• _PROVIDED DATA_:
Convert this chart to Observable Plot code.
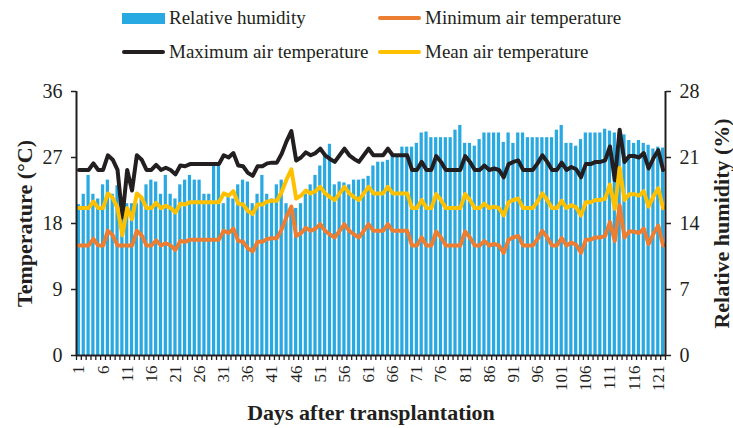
<!DOCTYPE html>
<html>
<head>
<meta charset="utf-8">
<script src="https://cdn.jsdelivr.net/npm/d3@7"></script>
<script src="https://cdn.jsdelivr.net/npm/@observablehq/plot@0.6"></script>
<style>
  html, body { margin: 0; padding: 0; background: #fff; }
  #wrap { width: 733px; font-family: "Liberation Serif", "Times New Roman", serif; color: #231F20; }
  #legend { position: relative; width: 733px; height: 75px; font-size: 19px; }
  .item { position: absolute; display: flex; align-items: center; white-space: nowrap; }
  .sw { display: inline-block; width: 43px; margin-right: 4px; }
  .rect { height: 11px; }
  .ln { height: 4px; border-radius: 2px; }
  #chart svg text { font-family: "Liberation Serif", "Times New Roman", serif; }
</style>
</head>
<body>
<div id="wrap">
  <div id="legend"></div>
  <div id="chart"></div>
</div>
<script>
const days = d3.range(1, 123);
const tickDays = [1, 6, 11, 16, 21, 26, 31, 36, 41, 46, 51, 56, 61, 66, 71, 76, 81, 86, 91, 96, 101, 106, 111, 116, 121];
const tempTicks = [0, 9, 18, 27, 36];
const humTicks = [0, 7, 14, 21, 28];

const humidity = [
  16.0, 17.1, 19.1, 17.1, 16.6, 18.1, 18.6, 17.1, 18.0, 16.1,
  16.1, 16.1, 16.1, 16.6, 18.1, 18.6, 18.4, 17.1, 19.1, 17.1,
  16.6, 18.1, 18.6, 19.1, 18.6, 18.6, 17.1, 17.1, 20.1, 20.1,
  16.1, 17.1, 16.6, 18.1, 18.6, 18.4, 16.1, 17.1, 19.1, 17.1,
  16.6, 18.1, 18.6, 16.1, 15.6, 15.6, 16.1, 17.1, 18.1, 19.1,
  20.1, 21.2, 22.4, 18.1, 18.4, 18.3, 18.1, 18.6, 18.6, 18.7,
  19.0, 20.1, 20.5, 20.5, 20.7, 21.2, 21.2, 22.1, 22.1, 22.1,
  22.5, 23.6, 23.7, 23.1, 23.1, 23.1, 23.1, 23.1, 23.9, 24.4,
  22.5, 22.5, 22.2, 22.9, 23.6, 23.6, 23.6, 23.6, 22.6, 23.6,
  22.5, 23.6, 23.6, 23.1, 23.1, 23.1, 23.1, 23.1, 23.1, 23.9,
  24.4, 22.5, 22.5, 22.2, 22.9, 23.6, 23.6, 23.6, 23.6, 24.0,
  23.8, 23.6, 23.6, 23.4, 22.8, 22.5, 22.8, 22.5, 22.3, 21.9,
  22.1, 22.0
];

const tMax = [
  25.3, 25.3, 25.3, 26.2, 25.3, 25.3, 27.3, 26.7, 25.3, 18.8,
  25.3, 22.5, 27.3, 26.7, 25.3, 25.3, 26.0, 25.3, 25.6, 25.3,
  24.7, 25.9, 25.8, 26.1, 26.1, 26.1, 26.1, 26.1, 26.1, 26.1,
  27.3, 27.0, 27.6, 25.9, 25.8, 24.9, 24.5, 25.8, 25.8, 26.2,
  26.3, 26.3, 27.5, 29.2, 30.6, 26.6, 27.0, 27.7, 27.3, 27.6,
  28.2, 27.3, 26.8, 26.4, 27.3, 28.2, 27.3, 26.8, 26.4, 27.3,
  28.2, 27.3, 27.3, 27.3, 28.2, 27.3, 27.3, 27.3, 27.3, 25.3,
  25.3, 26.4, 25.3, 25.3, 27.2, 26.4, 25.3, 25.3, 25.3, 25.3,
  27.2, 26.4, 25.3, 25.3, 25.9, 25.3, 25.5, 25.3, 24.3, 26.1,
  26.4, 26.6, 25.3, 25.3, 25.3, 26.2, 27.3, 26.4, 25.3, 25.3,
  26.3, 25.3, 25.7, 25.4, 24.3, 26.1, 26.1, 26.4, 26.4, 26.6,
  28.5, 23.9, 30.8, 26.4, 27.2, 27.2, 27.0, 27.6, 25.5, 26.9,
  28.0, 25.3
];

const tMean = [
  20.1, 20.1, 20.1, 21.0, 20.1, 20.1, 22.1, 21.5, 20.1, 16.4,
  20.1, 18.6, 22.1, 21.5, 20.1, 20.1, 20.8, 20.1, 20.4, 20.1,
  19.5, 20.7, 20.6, 20.9, 20.9, 20.9, 20.9, 20.9, 20.9, 20.9,
  22.1, 21.8, 22.4, 20.7, 20.6, 19.7, 19.3, 20.6, 20.6, 21.0,
  21.1, 21.1, 22.3, 24.0, 25.4, 21.4, 21.8, 22.5, 22.1, 22.4,
  23.0, 22.1, 21.6, 21.2, 22.1, 23.0, 22.1, 21.6, 21.2, 22.1,
  23.0, 22.1, 22.1, 22.1, 23.0, 22.1, 22.1, 22.1, 22.1, 20.1,
  20.1, 21.2, 20.1, 20.1, 22.0, 21.2, 20.1, 20.1, 20.1, 20.1,
  22.0, 21.2, 20.1, 20.1, 20.7, 20.1, 20.3, 20.1, 19.1, 20.9,
  21.2, 21.4, 20.1, 20.1, 20.1, 21.0, 22.1, 21.2, 20.1, 20.1,
  21.1, 20.1, 20.5, 20.2, 19.1, 20.9, 20.9, 21.2, 21.2, 21.4,
  23.3, 20.0, 25.6, 21.2, 22.0, 22.0, 21.8, 22.4, 20.3, 21.7,
  22.8, 20.1
];

const tMin = [
  15.0, 15.0, 15.0, 15.9, 15.0, 15.0, 17.0, 16.4, 15.0, 15.0,
  15.0, 15.0, 17.0, 16.4, 15.0, 15.0, 15.7, 15.0, 15.3, 15.0,
  14.4, 15.6, 15.5, 15.8, 15.8, 15.8, 15.8, 15.8, 15.8, 15.8,
  17.0, 16.7, 17.3, 15.6, 15.5, 14.6, 14.2, 15.5, 15.5, 15.9,
  16.0, 16.0, 17.2, 18.9, 20.3, 16.3, 16.7, 17.4, 17.0, 17.3,
  17.9, 17.0, 16.5, 16.1, 17.0, 17.9, 17.0, 16.5, 16.1, 17.0,
  17.9, 17.0, 17.0, 17.0, 17.9, 17.0, 17.0, 17.0, 17.0, 15.0,
  15.0, 16.1, 15.0, 15.0, 16.9, 16.1, 15.0, 15.0, 15.0, 15.0,
  16.9, 16.1, 15.0, 15.0, 15.6, 15.0, 15.2, 15.0, 14.0, 15.8,
  16.1, 16.3, 15.0, 15.0, 15.0, 15.9, 17.0, 16.1, 15.0, 15.0,
  16.0, 15.0, 15.4, 15.1, 14.0, 15.8, 15.8, 16.1, 16.1, 16.3,
  18.2, 15.6, 20.5, 16.1, 16.9, 16.9, 16.7, 17.3, 15.2, 16.6,
  17.7, 15.0
];

const seriesNames = ["Relative humidity", "Minimum air temperature", "Maximum air temperature", "Mean air temperature"];
const colors = {rh: "#29A9E1", min: "#ED7D31", max: "#231F20", mean: "#FFC000"};
const axisColor = "#231F20";
const serif = "'Liberation Serif', 'Times New Roman', serif";

// legend
const legend = document.getElementById("legend");
const legendItems = [
  {name: seriesNames[0], color: colors.rh, kind: "rect", left: 122, top: 18},
  {name: seriesNames[1], color: colors.min, kind: "ln", left: 378, top: 18},
  {name: seriesNames[2], color: colors.max, kind: "ln", left: 122, top: 52},
  {name: seriesNames[3], color: colors.mean, kind: "ln", left: 378, top: 52}
];
for (const it of legendItems) {
  const div = document.createElement("div");
  div.className = "item";
  div.style.left = it.left + "px";
  div.style.top = (it.top - 12) + "px";
  div.style.height = "24px";
  const sw = document.createElement("span");
  sw.className = "sw " + it.kind;
  sw.style.background = it.color;
  const tx = document.createElement("span");
  tx.textContent = it.name;
  div.appendChild(sw);
  div.appendChild(tx);
  legend.appendChild(div);
}

const rows = days.map((d, i) => ({day: d, rh: humidity[i], min: tMin[i], max: tMax[i], mean: tMean[i]}));
const toTemp = h => h * 36 / 28;

const chart = Plot.plot({
  width: 733,
  height: 353,
  marginTop: 16,
  marginBottom: 73,
  marginLeft: 76,
  marginRight: 68,
  style: {fontFamily: serif, color: axisColor, background: "#fff"},
  x: {type: "linear", domain: [0.5, 122.5]},
  y: {domain: [0, 36]},
  marks: [
    Plot.rectY(rows, {x1: d => d.day - 0.5, x2: d => d.day + 0.5, y: d => toTemp(d.rh), fill: colors.rh, insetLeft: 0.8, insetRight: 0.8}),
    Plot.lineY(rows, {x: "day", y: "min", stroke: colors.min, strokeWidth: 4}),
    Plot.lineY(rows, {x: "day", y: "max", stroke: colors.max, strokeWidth: 4}),
    Plot.lineY(rows, {x: "day", y: "mean", stroke: colors.mean, strokeWidth: 4}),
    // axis lines
    Plot.ruleX([0.5], {y1: 0, y2: 36, stroke: axisColor, strokeWidth: 2}),
    Plot.ruleX([122.5], {y1: 0, y2: 36, stroke: axisColor, strokeWidth: 2}),
    Plot.ruleY([0], {stroke: axisColor, strokeWidth: 2}),
    Plot.axisY({anchor: "left", ticks: tempTicks, tickSize: 5, tickPadding: 9, fontSize: 20, fontFamily: serif, label: null, stroke: axisColor, strokeWidth: 1.5}),
    Plot.axisY({anchor: "right", ticks: humTicks.map(toTemp), tickFormat: (v, i) => humTicks[i], tickSize: 5, tickPadding: 9, fontSize: 20, fontFamily: serif, label: null, stroke: axisColor, strokeWidth: 1.5}),
    Plot.axisX({ticks: d3.range(0.5, 123, 1), tickFormat: () => "", tickSize: 5, label: null, stroke: axisColor, strokeWidth: 1.3}),
    Plot.axisX({ticks: tickDays, tickSize: 0, tickPadding: 10, tickRotate: -90, fontSize: 17, fontFamily: serif, label: null}),
    Plot.text(["Temperature (°C)"], {frameAnchor: "left", textAnchor: "middle", lineAnchor: "middle", dx: -52, rotate: -90, fontSize: 22, fontWeight: "bold", fontFamily: serif, fill: axisColor}),
    Plot.text(["Relative humidity (%)"], {frameAnchor: "right", textAnchor: "middle", lineAnchor: "middle", dx: 56, rotate: -90, fontSize: 22, fontWeight: "bold", fontFamily: serif, fill: axisColor}),
    Plot.text(["Days after transplantation"], {frameAnchor: "bottom", textAnchor: "middle", lineAnchor: "middle", dy: 57, fontSize: 22, fontWeight: "bold", fontFamily: serif, fill: axisColor})
  ]
});
document.getElementById("chart").appendChild(chart);
</script>
</body>
</html>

• _AIM_: Skip the pictures, please, and transcribe only the lines from the beginning of the material through the one that contains "const humTicks = [0, 7, 14, 21, 28];".

• _ANSWER TO THE TASK_:
Convert this chart to Observable Plot code.
<!DOCTYPE html>
<html>
<head>
<meta charset="utf-8">
<script src="https://cdn.jsdelivr.net/npm/d3@7"></script>
<script src="https://cdn.jsdelivr.net/npm/@observablehq/plot@0.6"></script>
<style>
  html, body { margin: 0; padding: 0; background: #fff; }
  #wrap { width: 733px; font-family: "Liberation Serif", "Times New Roman", serif; color: #231F20; }
  #legend { position: relative; width: 733px; height: 75px; font-size: 19px; }
  .item { position: absolute; display: flex; align-items: center; white-space: nowrap; }
  .sw { display: inline-block; width: 43px; margin-right: 4px; }
  .rect { height: 11px; }
  .ln { height: 4px; border-radius: 2px; }
  #chart svg text { font-family: "Liberation Serif", "Times New Roman", serif; }
</style>
</head>
<body>
<div id="wrap">
  <div id="legend"></div>
  <div id="chart"></div>
</div>
<script>
const days = d3.range(1, 123);
const tickDays = [1, 6, 11, 16, 21, 26, 31, 36, 41, 46, 51, 56, 61, 66, 71, 76, 81, 86, 91, 96, 101, 106, 111, 116, 121];
const tempTicks = [0, 9, 18, 27, 36];
const humTicks = [0, 7, 14, 21, 28];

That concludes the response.